GR: You want to know what’s nutso?
AD: Of course I do.
GR: The candy is the same candy that they used in the Lucy episode.
AD: Are you serious?
GR: Yes, See’s Candies used the same recipe they did for when they did the original I Love Lucy episode.
AD: You do a lot of work in sitcoms and contemporary television. Do you sometimes think that contemporary crafts don’t get the attention that a period piece would?
GR: Do you mean something contemporary isn’t as fawned over like something from Mad Men?
AD: Yeah. I just feel like sets and costumes of a period piece get more notice right away, and there’s a lot to appreciate about something set in today’s world.
GR: I actually know the art director of Mad Men, and we’ve had many conversations about the sourcing of furniture and that sort of thing. All of it is still available, but it—at least for the historic stuff—takes a whole lot more effort. I can’t even imagine what it’s like to do costumes. In contemporary shows, for a lot of it, they can go out and find it. It exists. With what I do in contemporary sets, everything is built. The sets and architecture—we build that. Single cameras that go on location can find it. We have to create our own universe. That’s a very different thing. With multi-camera, we are primarily on a sound stage. If we go to Las Vegas, we have to build Las Vegas. Single camera can go there. That’s a whole different level of complexity.

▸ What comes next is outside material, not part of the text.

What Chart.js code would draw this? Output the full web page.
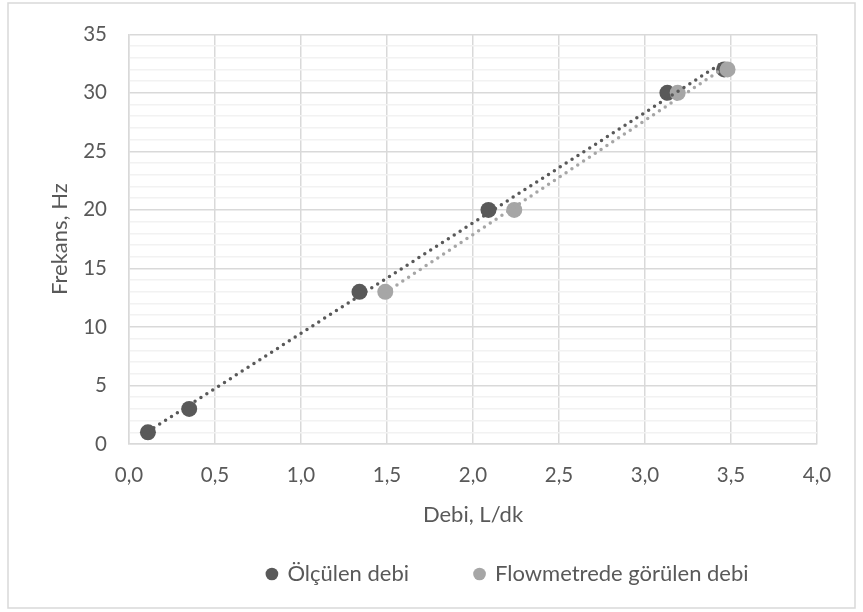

AD: This is the second time that Will & Grace is coming to an end.
GR: (Laughs)
AD: And television is so different.
GR: It sure is.
AD: What’s it like for you to have a second chance to say goodbye to a show that you’ve worked on for so many years?
GR: Sad. Will & Grace was my first job as a production designer. To have that level of support from the writers…I was always encouraged to make it beautiful, make it real, make is aspirational. That was always my starting point—to make it fantastic. Rarely do you get a show where you have that much design support. When we came back, it was like we had a one-week hiatus. So many of us were the same people, and to have that kind of crew and we know each other’s talents, I will always miss that.
The series finale of Will & Grace airs on NBC on April 24.